Work to do -
Reproduce, character for character, the lines below from the first through the one with "x_ticks = [0, 2, 4, 6, 8, 10]". Leave pictures out.

Dataset content -

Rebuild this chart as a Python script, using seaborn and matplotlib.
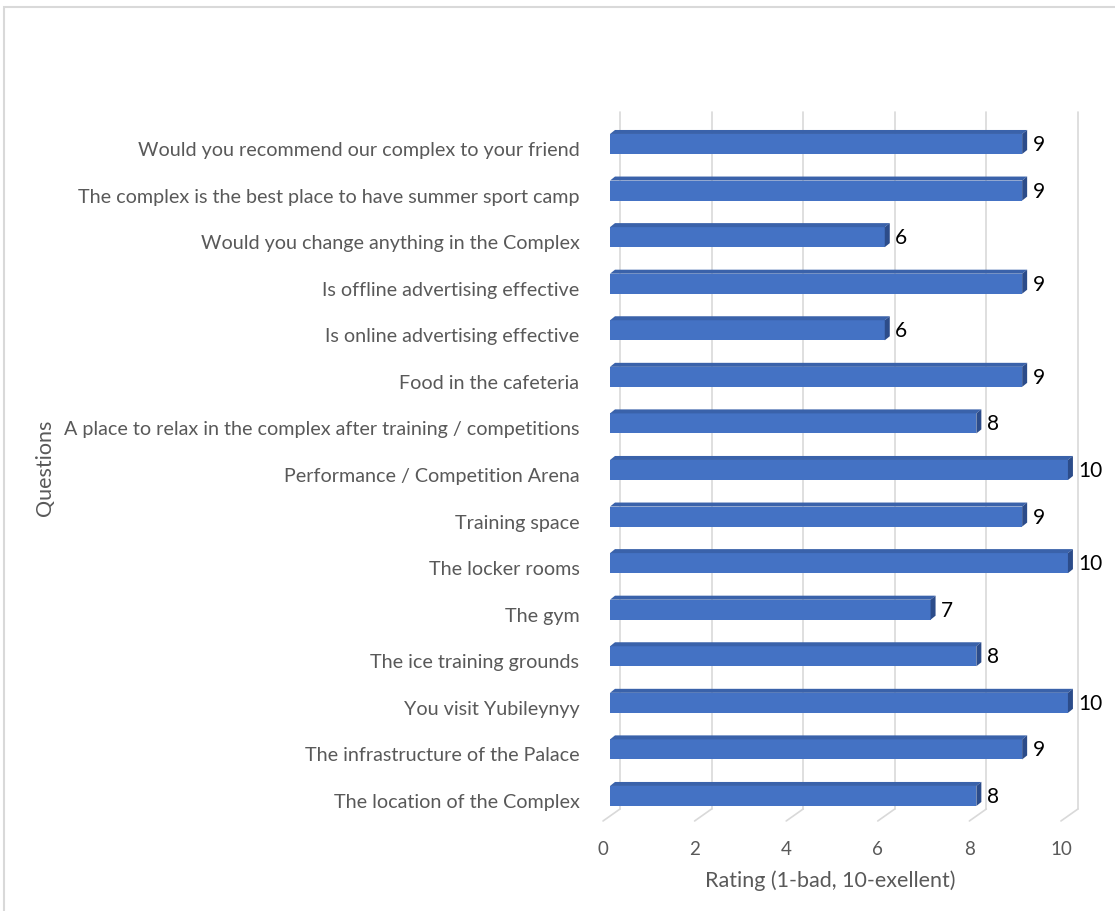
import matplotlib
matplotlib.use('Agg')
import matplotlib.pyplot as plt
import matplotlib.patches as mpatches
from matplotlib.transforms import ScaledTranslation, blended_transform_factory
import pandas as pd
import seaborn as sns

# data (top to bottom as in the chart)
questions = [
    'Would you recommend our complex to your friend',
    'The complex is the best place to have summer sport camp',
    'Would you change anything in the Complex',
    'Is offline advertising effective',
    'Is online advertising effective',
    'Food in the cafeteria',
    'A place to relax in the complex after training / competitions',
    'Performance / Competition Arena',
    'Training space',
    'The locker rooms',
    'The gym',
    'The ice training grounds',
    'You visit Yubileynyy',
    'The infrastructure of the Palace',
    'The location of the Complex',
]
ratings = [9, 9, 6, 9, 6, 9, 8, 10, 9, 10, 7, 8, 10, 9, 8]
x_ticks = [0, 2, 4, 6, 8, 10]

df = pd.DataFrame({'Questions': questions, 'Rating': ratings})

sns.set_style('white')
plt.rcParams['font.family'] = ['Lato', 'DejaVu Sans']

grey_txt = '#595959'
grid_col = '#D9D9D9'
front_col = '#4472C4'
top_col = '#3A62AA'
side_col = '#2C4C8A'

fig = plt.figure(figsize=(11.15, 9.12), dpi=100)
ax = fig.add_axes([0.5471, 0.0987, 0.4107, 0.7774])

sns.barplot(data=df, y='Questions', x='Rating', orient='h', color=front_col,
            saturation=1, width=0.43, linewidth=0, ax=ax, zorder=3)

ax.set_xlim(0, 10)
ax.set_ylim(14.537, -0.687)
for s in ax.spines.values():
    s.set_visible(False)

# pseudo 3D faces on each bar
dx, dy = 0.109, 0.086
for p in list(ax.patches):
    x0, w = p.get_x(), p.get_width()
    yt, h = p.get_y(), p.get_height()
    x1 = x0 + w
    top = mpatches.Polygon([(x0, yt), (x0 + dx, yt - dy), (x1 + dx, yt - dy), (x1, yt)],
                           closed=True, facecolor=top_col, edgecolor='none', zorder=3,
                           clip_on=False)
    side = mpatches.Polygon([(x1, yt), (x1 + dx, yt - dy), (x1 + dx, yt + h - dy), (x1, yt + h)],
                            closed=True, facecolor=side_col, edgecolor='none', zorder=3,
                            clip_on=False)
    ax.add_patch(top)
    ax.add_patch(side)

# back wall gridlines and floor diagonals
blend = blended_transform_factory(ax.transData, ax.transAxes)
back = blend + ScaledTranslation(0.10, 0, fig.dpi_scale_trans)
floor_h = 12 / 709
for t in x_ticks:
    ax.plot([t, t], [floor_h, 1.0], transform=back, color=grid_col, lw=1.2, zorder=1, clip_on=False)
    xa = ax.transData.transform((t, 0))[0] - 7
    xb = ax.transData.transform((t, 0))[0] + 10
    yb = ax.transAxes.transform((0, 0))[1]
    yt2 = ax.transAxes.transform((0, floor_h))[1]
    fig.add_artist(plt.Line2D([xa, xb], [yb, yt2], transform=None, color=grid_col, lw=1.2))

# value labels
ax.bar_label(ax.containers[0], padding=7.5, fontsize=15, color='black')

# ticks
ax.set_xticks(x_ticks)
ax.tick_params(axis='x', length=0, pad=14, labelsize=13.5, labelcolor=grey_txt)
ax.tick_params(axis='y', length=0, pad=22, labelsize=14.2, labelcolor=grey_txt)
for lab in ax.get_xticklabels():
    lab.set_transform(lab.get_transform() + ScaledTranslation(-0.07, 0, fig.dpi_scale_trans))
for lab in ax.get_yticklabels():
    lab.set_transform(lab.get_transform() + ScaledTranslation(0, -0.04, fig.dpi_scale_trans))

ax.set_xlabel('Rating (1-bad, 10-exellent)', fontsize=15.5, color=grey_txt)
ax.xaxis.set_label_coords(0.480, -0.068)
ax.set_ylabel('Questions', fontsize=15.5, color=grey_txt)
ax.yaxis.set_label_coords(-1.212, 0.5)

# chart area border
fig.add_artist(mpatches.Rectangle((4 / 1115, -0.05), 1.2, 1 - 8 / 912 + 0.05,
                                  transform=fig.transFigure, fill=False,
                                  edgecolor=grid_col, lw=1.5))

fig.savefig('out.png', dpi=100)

Problem solution -
Rebuild this chart as a Python script, using seaborn and matplotlib.
import matplotlib
matplotlib.use('Agg')
import matplotlib.pyplot as plt
import matplotlib.patches as mpatches
from matplotlib.transforms import ScaledTranslation, blended_transform_factory
import pandas as pd
import seaborn as sns

# data (top to bottom as in the chart)
questions = [
    'Would you recommend our complex to your friend',
    'The complex is the best place to have summer sport camp',
    'Would you change anything in the Complex',
    'Is offline advertising effective',
    'Is online advertising effective',
    'Food in the cafeteria',
    'A place to relax in the complex after training / competitions',
    'Performance / Competition Arena',
    'Training space',
    'The locker rooms',
    'The gym',
    'The ice training grounds',
    'You visit Yubileynyy',
    'The infrastructure of the Palace',
    'The location of the Complex',
]
ratings = [9, 9, 6, 9, 6, 9, 8, 10, 9, 10, 7, 8, 10, 9, 8]
x_ticks = [0, 2, 4, 6, 8, 10]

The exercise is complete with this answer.